Ausstellungseröffnung: Kriegsenden in europäischen Heimaten


Archivmeldung aus dem Jahr 2018
Veröffentlicht: 08.09.2018 // Quelle: Internet Initiative

Mit Reden vom OGV-Vorsitzenden Michael Gutbier, JGV-Vorsitzenden Guido von Büren, Wolfgang Hasberg (Uni Köln), Bürgermeister Bernhard Marewski, Kulturdezernent Marc Adomat sowie Vertretern aus Villeneuve, Bracknell, Schwedt und Ratibor wurde heute die Ausstellung "Kriegsenden in europäischen Heimaten" in der Villa Römer - Haus der Stadtgeschichte eröffnet.

Musikalisch begleitet wurde die Eröffnung durch Stefan Seehausen.

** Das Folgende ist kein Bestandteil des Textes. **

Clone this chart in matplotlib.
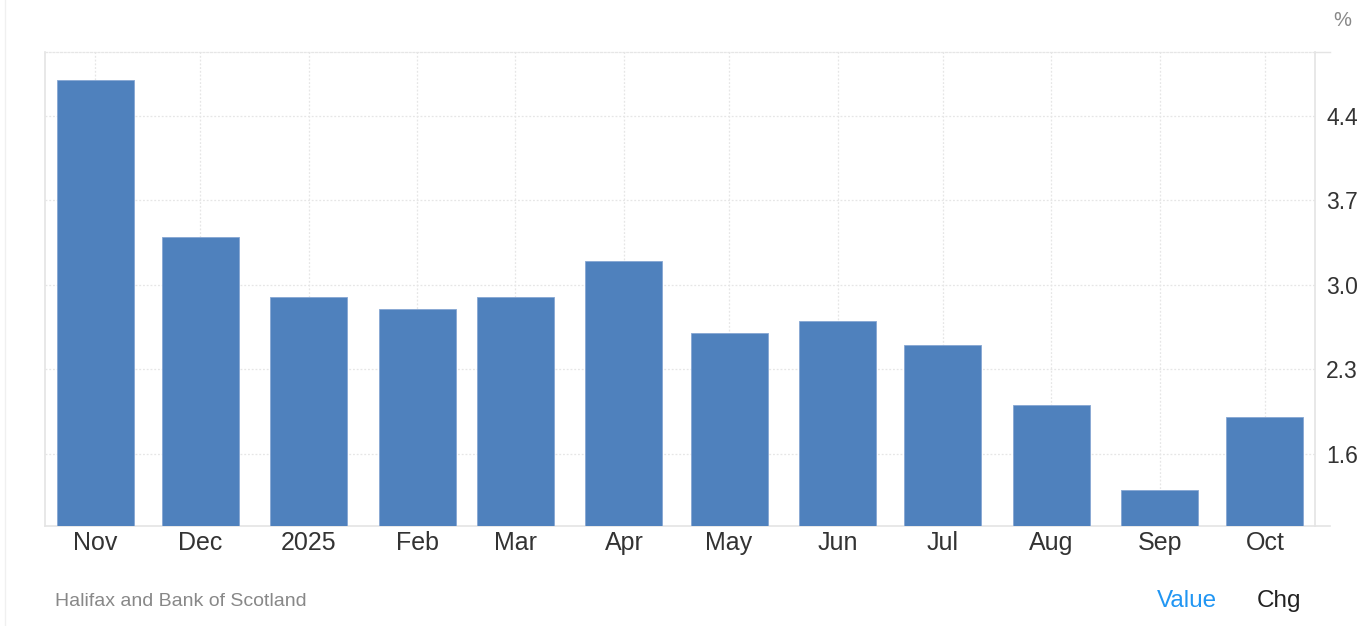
import datetime as dt

import matplotlib.pyplot as plt
import matplotlib.dates as mdates

months = [dt.date(2024, 11, 1), dt.date(2024, 12, 1), dt.date(2025, 1, 1),
          dt.date(2025, 2, 1), dt.date(2025, 3, 1), dt.date(2025, 4, 1),
          dt.date(2025, 5, 1), dt.date(2025, 6, 1), dt.date(2025, 7, 1),
          dt.date(2025, 8, 1), dt.date(2025, 9, 1), dt.date(2025, 10, 1)]
month_labels = ["Nov", "Dec", "2025", "Feb", "Mar", "Apr", "May", "Jun",
                "Jul", "Aug", "Sep", "Oct"]
values = [4.7, 3.4, 2.9, 2.8, 2.9, 3.2, 2.6, 2.7, 2.5, 2.0, 1.3, 1.9]
y_ticks = [1.6, 2.3, 3.0, 3.7, 4.4]

bar_color = "#4f81bd"
grid_color = "#e6e6e6"
text_color = "#333333"


def main():
    plt.rcParams["font.family"] = ["Liberation Sans", "DejaVu Sans"]

    fig = plt.figure(figsize=(13.7, 6.26), dpi=100)
    ax = fig.add_axes([45 / 1370, 100 / 626, 1270 / 1370, 474 / 626])

    x = mdates.date2num(months)
    ax.bar(x, values, width=22, color=bar_color, edgecolor="#86a6d3",
           linewidth=0.6, zorder=3)

    ax.set_xlim(x[0] - 14.3, x[-1] + 14.3)
    ax.set_ylim(1.0, 4.93)

    ax.set_xticks(x)
    ax.set_xticklabels(month_labels)
    ax.set_yticks(y_ticks)
    ax.set_yticklabels([f"{v:.1f}" for v in y_ticks])
    ax.yaxis.tick_right()
    ax.tick_params(axis="x", length=0, pad=3.5, labelsize=18,
                   labelcolor=text_color)
    ax.tick_params(axis="y", length=0, pad=8, labelsize=16.5,
                   labelcolor=text_color)

    ax.grid(True, color=grid_color, linestyle=(0, (1.5, 1.5)),
            linewidth=0.9, zorder=0)

    for side in ["left", "right", "bottom"]:
        ax.spines[side].set_color("#e4e4e4")
        ax.spines[side].set_linewidth(1.2)
    ax.spines["top"].set_color(grid_color)
    ax.spines["top"].set_linestyle((0, (1.5, 1.5)))
    ax.spines["top"].set_linewidth(0.9)

    # small stubs past the right spine
    fig.add_artist(plt.Line2D([1315 / 1370, 1330 / 1370],
                              [100 / 626, 100 / 626],
                              color="#e4e4e4", lw=1.2))
    fig.add_artist(plt.Line2D([1315 / 1370, 1330 / 1370],
                              [574 / 626, 574 / 626],
                              color="#e4e4e4", lw=1.0))
    # card border on the left
    fig.add_artist(plt.Line2D([5 / 1370, 5 / 1370], [0, 1],
                              color="#f0f0f0", lw=1.0))

    fig.text(1342 / 1370, 1 - 21 / 626, "%", fontsize=14.5, color="#888888",
             ha="center", va="center")
    fig.text(55 / 1370, 1 - 601 / 626, "Halifax and Bank of Scotland",
             fontsize=14, color="#888888", ha="left", va="center")
    fig.text(1187 / 1370, 1 - 601 / 626, "Value", fontsize=17.5,
             color="#2196f3", ha="center", va="center")
    fig.text(1279 / 1370, 1 - 601 / 626, "Chg", fontsize=17.5,
             color="#222222", ha="center", va="center")

    fig.savefig("out.png", dpi=100)


if __name__ == '__main__':
    main()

Wir dokumentieren hier die Rede von Bürgermeister Bernhard Marewski anhand seines Mauskriptes:

"Liebe Mitglieder und Freunde des Opladener Geschichtsvereins,
liebe Gäste aus den Leverkusener Partnerstädten,
meine sehr geehrten Damen und Herren,

heute vor hundert Jahren tobte der Erste Weltkrieg noch.

Dass er nicht mehr lange dauern sollte, wissen wir heute – zu ahnen war es damals … bis am 29. September 1918 schließlich die Oberste Heeresleitung die Reichsregierung zur sofortigen Einleitung von Waffenstillstands-verhandlungen aufforderte.
Einen Monat zuvor hatten die Alliierten in der Schlacht von Amiens einen entscheidenden Durchbruch erlangt.
Das war Auftakt zu einem fast ununterbrochenen Siegeszug der Alliierten an der Westfront bis zum Waffenstillstand am 11. November 1918.
Damit war der Erste Weltkrieg zuende.

Ich bedanke mich beim Opladener Geschichtsverein, dass ich als Bürgermeister - und damit als Vertreter der Bürgerinnen und Bürger unserer Stadt Leverkusen - heute diese Ausstellung „Kriegsenden in europäischen Heimaten“ eröffnen kann.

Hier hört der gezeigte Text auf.